[Source code of charts]
** Start **
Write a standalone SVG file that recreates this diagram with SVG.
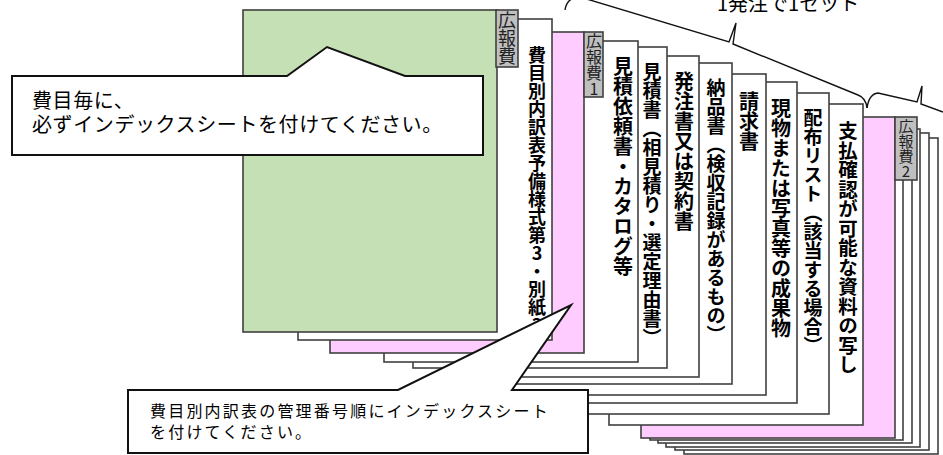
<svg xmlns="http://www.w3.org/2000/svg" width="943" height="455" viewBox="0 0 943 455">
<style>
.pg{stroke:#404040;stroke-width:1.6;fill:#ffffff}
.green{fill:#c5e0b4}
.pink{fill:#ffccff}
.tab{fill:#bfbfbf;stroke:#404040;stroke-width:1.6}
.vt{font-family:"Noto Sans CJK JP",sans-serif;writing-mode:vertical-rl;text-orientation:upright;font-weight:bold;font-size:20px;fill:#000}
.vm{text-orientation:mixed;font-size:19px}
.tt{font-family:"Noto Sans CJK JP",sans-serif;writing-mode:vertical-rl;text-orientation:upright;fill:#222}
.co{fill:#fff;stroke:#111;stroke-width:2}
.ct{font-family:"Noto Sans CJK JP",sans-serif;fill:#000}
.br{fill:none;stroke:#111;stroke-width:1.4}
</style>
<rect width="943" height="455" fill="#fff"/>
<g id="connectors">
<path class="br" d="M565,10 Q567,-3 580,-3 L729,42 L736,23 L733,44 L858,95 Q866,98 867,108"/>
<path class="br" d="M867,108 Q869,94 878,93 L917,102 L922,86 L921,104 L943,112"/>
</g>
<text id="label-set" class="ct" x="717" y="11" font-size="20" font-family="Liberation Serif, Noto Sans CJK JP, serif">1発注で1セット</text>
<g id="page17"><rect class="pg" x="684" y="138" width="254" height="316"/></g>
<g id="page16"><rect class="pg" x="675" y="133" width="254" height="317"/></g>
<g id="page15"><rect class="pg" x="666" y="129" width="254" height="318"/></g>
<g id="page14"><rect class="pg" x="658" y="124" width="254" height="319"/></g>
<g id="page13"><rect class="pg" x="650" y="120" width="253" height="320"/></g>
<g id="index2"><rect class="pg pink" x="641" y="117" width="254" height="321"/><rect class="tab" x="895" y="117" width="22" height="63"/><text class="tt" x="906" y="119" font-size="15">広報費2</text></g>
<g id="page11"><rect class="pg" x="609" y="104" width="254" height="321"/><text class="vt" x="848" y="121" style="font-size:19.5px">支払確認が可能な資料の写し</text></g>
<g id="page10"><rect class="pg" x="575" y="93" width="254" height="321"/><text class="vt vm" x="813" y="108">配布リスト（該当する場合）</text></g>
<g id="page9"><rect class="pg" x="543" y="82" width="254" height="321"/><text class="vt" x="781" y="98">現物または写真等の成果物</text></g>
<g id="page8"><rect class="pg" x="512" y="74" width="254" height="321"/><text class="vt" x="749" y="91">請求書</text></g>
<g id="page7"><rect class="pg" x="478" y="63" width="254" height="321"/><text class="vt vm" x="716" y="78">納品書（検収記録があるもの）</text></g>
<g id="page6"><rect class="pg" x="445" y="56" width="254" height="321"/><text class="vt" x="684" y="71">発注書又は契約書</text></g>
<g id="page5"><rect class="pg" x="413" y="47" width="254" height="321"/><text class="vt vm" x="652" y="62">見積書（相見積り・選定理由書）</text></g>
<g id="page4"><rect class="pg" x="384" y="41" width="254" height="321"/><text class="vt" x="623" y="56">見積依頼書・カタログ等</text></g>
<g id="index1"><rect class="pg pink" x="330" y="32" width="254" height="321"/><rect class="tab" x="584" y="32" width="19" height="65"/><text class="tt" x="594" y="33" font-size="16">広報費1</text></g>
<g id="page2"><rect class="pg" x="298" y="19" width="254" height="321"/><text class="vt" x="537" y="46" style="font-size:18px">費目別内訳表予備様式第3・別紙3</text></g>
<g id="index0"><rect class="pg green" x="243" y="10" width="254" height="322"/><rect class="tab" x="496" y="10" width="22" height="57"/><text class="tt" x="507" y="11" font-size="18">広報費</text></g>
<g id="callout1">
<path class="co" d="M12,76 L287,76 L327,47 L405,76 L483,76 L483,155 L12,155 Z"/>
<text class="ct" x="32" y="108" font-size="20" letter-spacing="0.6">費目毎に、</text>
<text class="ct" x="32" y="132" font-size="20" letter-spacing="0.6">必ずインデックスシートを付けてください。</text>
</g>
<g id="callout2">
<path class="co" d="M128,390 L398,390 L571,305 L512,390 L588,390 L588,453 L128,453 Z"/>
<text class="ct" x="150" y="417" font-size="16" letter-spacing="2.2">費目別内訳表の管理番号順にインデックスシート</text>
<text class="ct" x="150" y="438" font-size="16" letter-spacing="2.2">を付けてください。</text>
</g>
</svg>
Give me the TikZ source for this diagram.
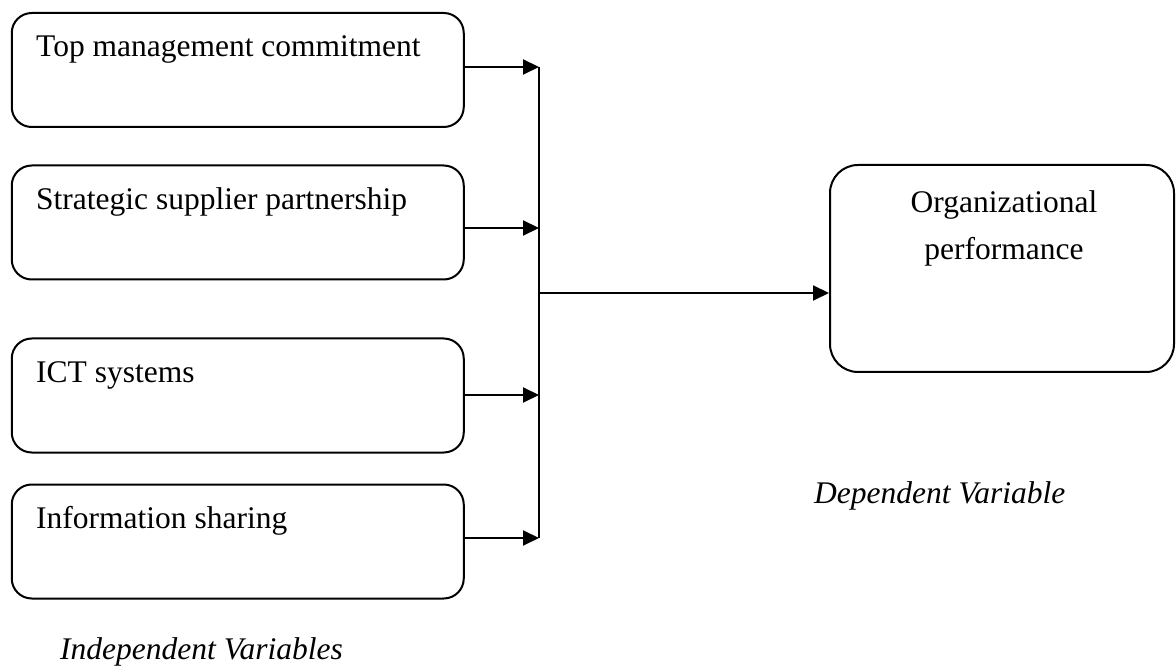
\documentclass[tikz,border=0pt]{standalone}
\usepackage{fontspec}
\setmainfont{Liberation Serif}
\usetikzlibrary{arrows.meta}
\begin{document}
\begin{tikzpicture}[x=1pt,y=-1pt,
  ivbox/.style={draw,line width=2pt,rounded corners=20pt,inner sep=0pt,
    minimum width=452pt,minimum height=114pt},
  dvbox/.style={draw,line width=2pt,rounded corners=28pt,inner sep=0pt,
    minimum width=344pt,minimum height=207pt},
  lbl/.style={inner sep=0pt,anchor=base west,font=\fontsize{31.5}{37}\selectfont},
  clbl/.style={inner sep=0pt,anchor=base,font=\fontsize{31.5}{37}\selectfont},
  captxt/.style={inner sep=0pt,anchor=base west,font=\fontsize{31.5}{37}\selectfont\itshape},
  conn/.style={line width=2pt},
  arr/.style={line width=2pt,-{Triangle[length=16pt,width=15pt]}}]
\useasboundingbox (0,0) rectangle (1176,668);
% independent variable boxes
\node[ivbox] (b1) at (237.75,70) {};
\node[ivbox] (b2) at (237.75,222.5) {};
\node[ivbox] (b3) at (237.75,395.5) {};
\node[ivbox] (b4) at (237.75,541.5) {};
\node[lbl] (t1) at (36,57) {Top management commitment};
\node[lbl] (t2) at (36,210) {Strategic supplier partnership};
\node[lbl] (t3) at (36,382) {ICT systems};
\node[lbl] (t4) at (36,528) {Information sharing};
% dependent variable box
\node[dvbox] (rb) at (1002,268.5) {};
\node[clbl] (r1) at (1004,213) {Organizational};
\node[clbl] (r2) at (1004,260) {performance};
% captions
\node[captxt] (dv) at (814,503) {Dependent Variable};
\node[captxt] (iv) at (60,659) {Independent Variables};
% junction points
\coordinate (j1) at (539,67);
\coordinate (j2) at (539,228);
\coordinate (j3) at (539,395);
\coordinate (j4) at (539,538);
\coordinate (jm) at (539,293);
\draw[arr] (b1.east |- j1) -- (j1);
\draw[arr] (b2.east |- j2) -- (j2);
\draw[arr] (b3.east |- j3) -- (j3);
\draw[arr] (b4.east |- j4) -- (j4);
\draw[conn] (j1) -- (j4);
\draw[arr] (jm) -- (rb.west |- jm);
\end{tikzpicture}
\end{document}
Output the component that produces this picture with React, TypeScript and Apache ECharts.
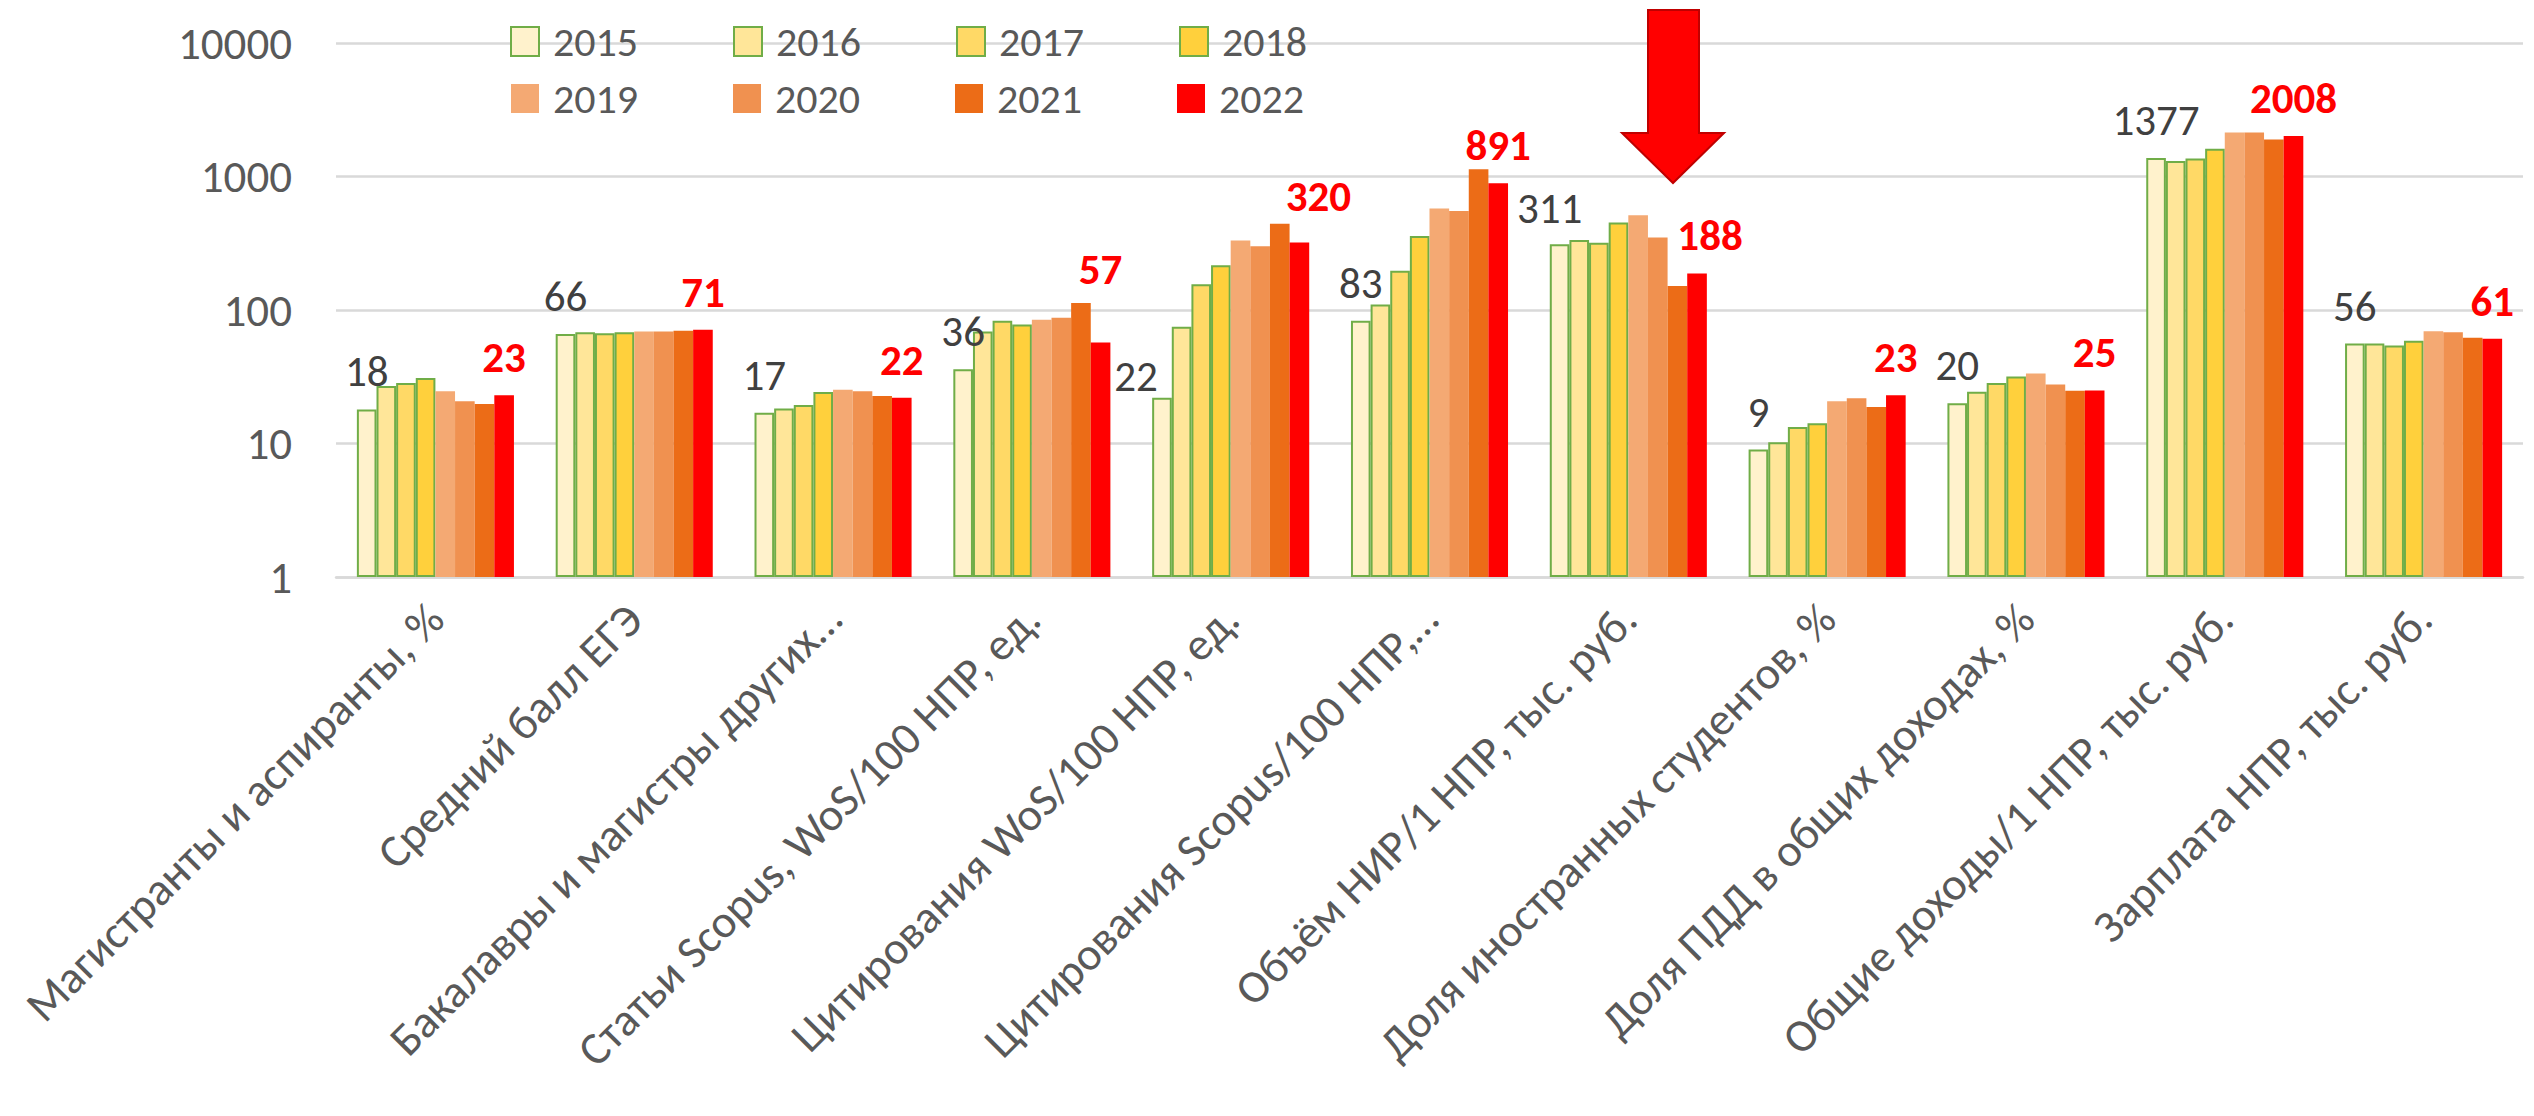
** End **
● **What is needed**: Keep only the lines that hold the string "diagram", and copy them out.

● **Correct result**:
Write a standalone SVG file that recreates this diagram with SVG.
Give me the TikZ source for this diagram.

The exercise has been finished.